Monday, April 23, 2018

How Many? {Math Workshop}

It took me all of thirty minutes to settle in from being gone all day, read my newest math book, How Many? by Christopher Danielson and then open my laptop to write this blogpost.  I love to look for math in my world and this book is an invitation to do just that.  It encourages the reader to go beyond the obvious numbers you see at a glance and take time to observe with a new lens; multiple lens.  

I love how the introduction encourages the readers to make choices with what they want to count and how they want to count.  He also encourages readers to linger and says the more time you spend with a photograph/page the more you will see.  I just felt the need to slow right down there and enjoy this book.  The book begins with three pages and text guiding the reader for things they may see in a box with a pair of shoes.  Have you ever thought to count the eyelet holes for laces or the stitching lines?  The possibilities are more than two shoes.  After reading the introduction I instantly eager to see beyond the obvious on each page.  For example the egg carton has one egg but I started counting the empty egg spots first.

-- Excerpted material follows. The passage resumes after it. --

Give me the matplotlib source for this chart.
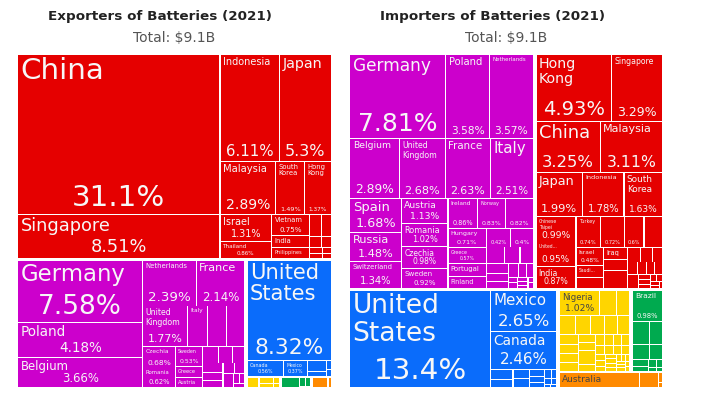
import matplotlib
matplotlib.use("Agg")
import matplotlib.pyplot as plt
from matplotlib.patches import Rectangle
from matplotlib.font_manager import FontProperties

# ---------------- data (share of world trade, %) ----------------
# Exporters of Batteries (2021)
exp_asia = ["China", "Singapore", "Indonesia", "Japan", "Malaysia", "South Korea",
            "Hong Kong", "Israel", "Thailand", "Vietnam", "India", "Philippines",
            "United Arab Emirates", "Turkey", "Saudi Arabia", "Kazakhstan", "Iran",
            "Sri Lanka", "Pakistan", "Qatar"]
exp_asia_v = [31.1, 8.51, 6.11, 5.3, 2.89, 1.49, 1.37, 1.31, 0.86, 0.75, 0.45, 0.38,
              0.25, 0.20, 0.12, 0.10, 0.08, 0.06, 0.05, 0.04]
exp_europe = ["Germany", "Poland", "Belgium", "Netherlands", "France", "United Kingdom",
              "Italy", "Hungary", "Spain", "Czechia", "Romania", "Sweden", "Greece",
              "Austria", "Portugal", "Denmark", "Finland", "Switzerland", "Lithuania",
              "Serbia", "Slovenia", "Estonia", "Croatia", "Bulgaria", "Norway",
              "Latvia", "Ireland"]
exp_europe_v = [7.58, 4.18, 3.66, 2.39, 2.14, 1.77, 0.78, 0.74, 0.71, 0.68, 0.62, 0.53,
                0.29, 0.28, 0.25, 0.22, 0.20, 0.18, 0.16, 0.14, 0.12, 0.10, 0.08, 0.07,
                0.06, 0.05, 0.04]
exp_namerica = ["United States", "Canada", "Mexico", "Dominican Republic", "Costa Rica",
                "Guatemala", "Honduras"]
exp_namerica_v = [8.32, 0.56, 0.37, 0.22, 0.08, 0.04, 0.03]
exp_africa = ["South Africa", "Morocco", "Egypt", "Tunisia", "Kenya"]
exp_africa_v = [0.14, 0.10, 0.07, 0.04, 0.03]
exp_samerica = ["Brazil", "Colombia", "Chile", "Peru"]
exp_samerica_v = [0.21, 0.06, 0.05, 0.02]
exp_oceania = ["Australia", "New Zealand"]
exp_oceania_v = [0.19, 0.04]

# Importers of Batteries (2021)
imp_europe = ["Germany", "Poland", "Netherlands", "Belgium", "United Kingdom", "France",
              "Italy", "Spain", "Russia", "Switzerland", "Austria", "Romania", "Czechia",
              "Sweden", "Ireland", "Norway", "Denmark", "Hungary", "Greece", "Portugal",
              "Finland", "Slovakia", "Ukraine", "Lithuania", "Slovenia", "Croatia",
              "Bulgaria", "Serbia", "Estonia", "Latvia", "Luxembourg", "Belarus",
              "Iceland", "Bosnia and Herzegovina", "Malta", "Cyprus", "North Macedonia",
              "Albania", "Moldova"]
imp_europe_v = [7.81, 3.58, 3.57, 2.89, 2.68, 2.63, 2.51, 1.68, 1.48, 1.34, 1.13, 1.02,
                0.98, 0.92, 0.86, 0.83, 0.82, 0.71, 0.57, 0.50, 0.45, 0.42, 0.40, 0.30,
                0.25, 0.22, 0.20, 0.18, 0.15, 0.13, 0.10, 0.09, 0.05, 0.05, 0.04, 0.04,
                0.03, 0.03, 0.03]
imp_asia = ["Hong Kong", "Singapore", "China", "Malaysia", "Japan", "Indonesia",
            "South Korea", "Chinese Taipei", "United Arab Emirates", "India", "Turkey",
            "Vietnam", "Philippines", "Thailand", "Israel", "Saudi Arabia", "Kazakhstan",
            "Iraq", "Bangladesh", "Pakistan", "Qatar", "Kuwait", "Sri Lanka", "Jordan",
            "Oman", "Lebanon", "Cambodia", "Myanmar", "Uzbekistan", "Nepal", "Georgia",
            "Azerbaijan", "Mongolia", "Bahrain", "Armenia", "Iran", "Laos", "Kyrgyzstan"]
imp_asia_v = [4.93, 3.29, 3.25, 3.11, 1.99, 1.78, 1.63, 0.99, 0.95, 0.87, 0.74, 0.72,
              0.60, 0.55, 0.48, 0.33, 0.30, 0.28, 0.25, 0.22, 0.20, 0.18, 0.16, 0.14,
              0.12, 0.11, 0.10, 0.09, 0.08, 0.07, 0.06, 0.05, 0.05, 0.04, 0.04, 0.03,
              0.03, 0.02]
imp_namerica = ["United States", "Mexico", "Canada", "Panama", "Guatemala", "Costa Rica",
                "Dominican Republic", "Honduras", "Jamaica", "El Salvador", "Nicaragua",
                "Trinidad and Tobago", "Bahamas", "Haiti", "Barbados", "Cuba"]
imp_namerica_v = [13.4, 2.65, 2.46, 0.22, 0.18, 0.15, 0.14, 0.11, 0.09, 0.07, 0.06,
                  0.05, 0.04, 0.03, 0.02, 0.02]
imp_africa = ["Nigeria", "Egypt", "Kenya", "Morocco", "Ghana", "Algeria", "South Africa",
              "Tanzania", "Ethiopia", "Senegal", "Cote d'Ivoire", "Uganda", "Cameroon",
              "Angola", "DR Congo", "Tunisia", "Zambia", "Mozambique", "Benin", "Togo",
              "Mali", "Burkina Faso", "Guinea", "Madagascar", "Libya", "Sudan", "Niger",
              "Rwanda", "Zimbabwe", "Malawi", "Namibia", "Botswana", "Congo", "Gabon",
              "Mauritius", "Liberia", "Sierra Leone", "Somalia", "Djibouti", "Chad"]
imp_africa_v = [1.02, 0.42, 0.34, 0.30, 0.28, 0.26, 0.25, 0.22, 0.20, 0.18, 0.17, 0.16,
                0.15, 0.14, 0.13, 0.12, 0.11, 0.10, 0.10, 0.09, 0.09, 0.08, 0.08, 0.07,
                0.07, 0.06, 0.06, 0.05, 0.05, 0.05, 0.04, 0.04, 0.04, 0.03, 0.03, 0.03,
                0.03, 0.03, 0.02, 0.02]
imp_samerica = ["Brazil", "Chile", "Peru", "Colombia", "Argentina", "Ecuador", "Uruguay",
                "Paraguay", "Bolivia", "Venezuela", "Guyana"]
imp_samerica_v = [0.98, 0.42, 0.30, 0.28, 0.20, 0.12, 0.08, 0.07, 0.05, 0.03, 0.02]
imp_oceania = ["Australia", "New Zealand", "Papua New Guinea", "Fiji"]
imp_oceania_v = [1.29, 0.30, 0.04, 0.02]

titles = ["Exporters of Batteries (2021)", "Importers of Batteries (2021)"]
totals = ["Total: $9.1B", "Total: $9.1B"]

colors = {"asia": "#e50000", "europe": "#cc00cc", "namerica": "#0a6cfb",
          "africa": "#ffd500", "samerica": "#00aa4f", "oceania": "#ff8a00"}
dark_on = {"africa", "oceania"}

# ---------------- geometry / style ----------------
DPI = 100
W_PX, H_PX = 705, 395
PANELS = [(16, 53, 333, 389), (348, 53, 664, 389)]   # pixel box of each treemap
K = 0.735           # the reference is horizontally stretched: layout in unstretched units
PAD = 0.9           # d3 treemap padding
ST = 1.19           # width factor of the (stretched) reference font vs DejaVu
RS = 1.05           # render scale of label text
FMIN, FMAX = 4.3, 28.0
LH = 1.15
PADX, PADY = 2.2, 2.0
PHI = (1 + 5 ** 0.5) / 2


def squarify(vals, x0, y0, x1, y1):
    # port of d3.treemapSquarify (golden ratio)
    out = [None] * len(vals)
    value = sum(vals)
    n = len(vals)
    i0 = i1 = 0
    while i0 < n:
        dx, dy = x1 - x0, y1 - y0
        s = vals[i1]
        i1 += 1
        lo = hi = s
        alpha = max(dy / dx, dx / dy) / (value * PHI)
        beta = s * s * alpha
        best = max(hi / beta, beta / lo)
        while i1 < n:
            v = vals[i1]
            s2 = s + v
            lo2, hi2 = min(lo, v), max(hi, v)
            beta = s2 * s2 * alpha
            r = max(hi2 / beta, beta / lo2)
            if r > best:
                break
            s, lo, hi, best = s2, lo2, hi2, r
            i1 += 1
        if dx < dy:
            yb = y0 + dy * s / value
            xx = x0
            for i in range(i0, i1):
                w = (x1 - x0) * vals[i] / s
                out[i] = (xx, y0, xx + w, yb)
                xx += w
            y0 = yb
        else:
            xb = x0 + dx * s / value
            yy = y0
            for i in range(i0, i1):
                h = (y1 - y0) * vals[i] / s
                out[i] = (x0, yy, xb, yy + h)
                yy += h
            x0 = xb
        value -= s
        i0 = i1
    return out


def layout(groups, W, H):
    groups = sorted(groups, key=lambda g: -sum(g[2]))
    crect = squarify([sum(g[2]) for g in groups], PAD / 2, PAD / 2, W - PAD / 2, H - PAD / 2)
    leaves = []
    for (key, names, vals), (a, b, c, d) in zip(groups, crect):
        a, b, c, d = a + PAD / 2, b + PAD / 2, c - PAD / 2, d - PAD / 2
        order = sorted(range(len(vals)), key=lambda i: -vals[i])
        rr = squarify([vals[i] for i in order], a + PAD / 2, b + PAD / 2, c - PAD / 2, d - PAD / 2)
        for i, (p, q, r, t) in zip(order, rr):
            leaves.append((key, names[i], vals[i],
                           (p + PAD / 2, q + PAD / 2, r - PAD / 2, t - PAD / 2)))
    return leaves


fig = plt.figure(figsize=(W_PX / DPI, H_PX / DPI), dpi=DPI)
renderer = fig.canvas.get_renderer()
_wcache = {}


def tw(s, px):
    if s not in _wcache:
        fp = FontProperties(family="DejaVu Sans", size=100 * 72 / DPI)
        _wcache[s] = renderer.get_text_width_height_descent(s, fp, ismath=False)[0] / 100
    return _wcache[s] * px * ST


def wrap(words, px, aw):
    lines, cur = [], None
    for wd in words:
        if tw(wd, px) > aw:
            return None
        if cur is None:
            cur = wd
        elif tw(cur + " " + wd, px) <= aw:
            cur += " " + wd
        else:
            lines.append(cur)
            cur = wd
    lines.append(cur)
    return lines


def fit_name(text, aw, ah):
    words = text.split()
    px = min(FMAX, ah / LH)
    while px >= FMIN:
        lines = wrap(words, px, aw)
        if lines and len(lines) * px * LH <= ah:
            return lines, px
        px -= 0.25
    px = FMIN
    nmax = int(ah // (px * LH))
    if nmax < 1 or tw(words[0], px) > aw:
        return None
    lines, cur = [], words[0]
    for wd in words[1:]:
        if tw(cur + " " + wd, px) <= aw:
            cur += " " + wd
        else:
            lines.append(cur)
            cur = wd
    lines.append(cur)
    if len(lines) <= nmax:
        return (lines, px) if all(tw(l, px) <= aw for l in lines) else None
    lines = lines[:nmax]
    last = lines[-1].split()
    while last and tw(" ".join(last) + "...", px) > aw:
        last.pop()
    if not last:
        return None
    lines[-1] = " ".join(last) + "..."
    return lines, px


def fit_share(s, aw, ah):
    px = min(FMAX, ah / LH, aw / tw(s, 1.0))
    return px if px >= FMIN else None


panels = [
    [("asia", exp_asia, exp_asia_v), ("europe", exp_europe, exp_europe_v),
     ("namerica", exp_namerica, exp_namerica_v), ("africa", exp_africa, exp_africa_v),
     ("samerica", exp_samerica, exp_samerica_v), ("oceania", exp_oceania, exp_oceania_v)],
    [("europe", imp_europe, imp_europe_v), ("asia", imp_asia, imp_asia_v),
     ("namerica", imp_namerica, imp_namerica_v), ("africa", imp_africa, imp_africa_v),
     ("samerica", imp_samerica, imp_samerica_v), ("oceania", imp_oceania, imp_oceania_v)],
]

for (px0, py0, px1, py1), groups, title, total in zip(PANELS, panels, titles, totals):
    Wd, Hd = (px1 - px0) * K, (py1 - py0)
    ax = fig.add_axes([px0 / W_PX, 1 - py1 / H_PX, (px1 - px0) / W_PX, (py1 - py0) / H_PX])
    ax.set_xlim(0, Wd)
    ax.set_ylim(Hd, 0)
    ax.axis("off")
    for key, name, v, (x0, y0, x1, y1) in layout(groups, Wd, Hd):
        ax.add_patch(Rectangle((x0, y0), x1 - x0, y1 - y0, facecolor=colors[key],
                               edgecolor="none", linewidth=0))
        tc = "#444444" if key in dark_on else "#f7f7f7"
        wpx, hpx = (x1 - x0) / K, y1 - y0
        aw = wpx - 2 * PADX
        if aw <= 0 or hpx <= 2 * PADY:
            continue
        share = f"{v:.3g}%"
        sh = min(34.0, (hpx - 2 * PADY) * 0.5)
        spx = fit_share(share, aw, sh)
        if spx:
            ax.text((x0 + x1) / 2, y1 - PADY, share, ha="center", va="bottom",
                    fontsize=spx * RS * 72 / DPI, color=tc, family="DejaVu Sans")
        else:
            sh = 0
        nm = fit_name(name, aw, hpx - sh - 2 * PADY)
        if nm:
            lines, npx = nm
            ax.text(x0 + PADX * K, y0 + PADY, "\n".join(lines), ha="left", va="top",
                    fontsize=npx * RS * 72 / DPI, color=tc, family="DejaVu Sans",
                    linespacing=1.1)
    fig.text((px0 + 32) / W_PX, 1 - 16.5 / H_PX, title, ha="left", va="center",
             fontsize=9.7, fontweight="bold", color="#222222", family="DejaVu Sans")
    fig.text((px0 + px1) / 2 / W_PX, 1 - 38 / H_PX, total, ha="center", va="center",
             fontsize=10, color="#555555", family="DejaVu Sans")

fig.savefig("out.png", dpi=DPI)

Counting is often thought of as a primary emerging mathematician skill.  This book reminded me counting expands across topics within mathematics.  Beyond counting objects, I found myself working with multiplication and fractions.  The images in this text are perfect examples for placing mathematics in every day context.  The end of the book lists some questions to encourage the reader to revisit the previous pages with a new focus or two.  The questions felt like an invitation to linger and then my mind started racing for images I might want to take around my house and share with the question, How Many?  I think this will make a great math workshop warm up activity.  This will also be a book I recommend to families.  It's easy for families to see how to have literacy conversations and to place literacy invitations in their homes.  We need more guidance for math invitations. 

1 comment:

  1. I'm always learning along with you!! Thanks for sharing your math thinking.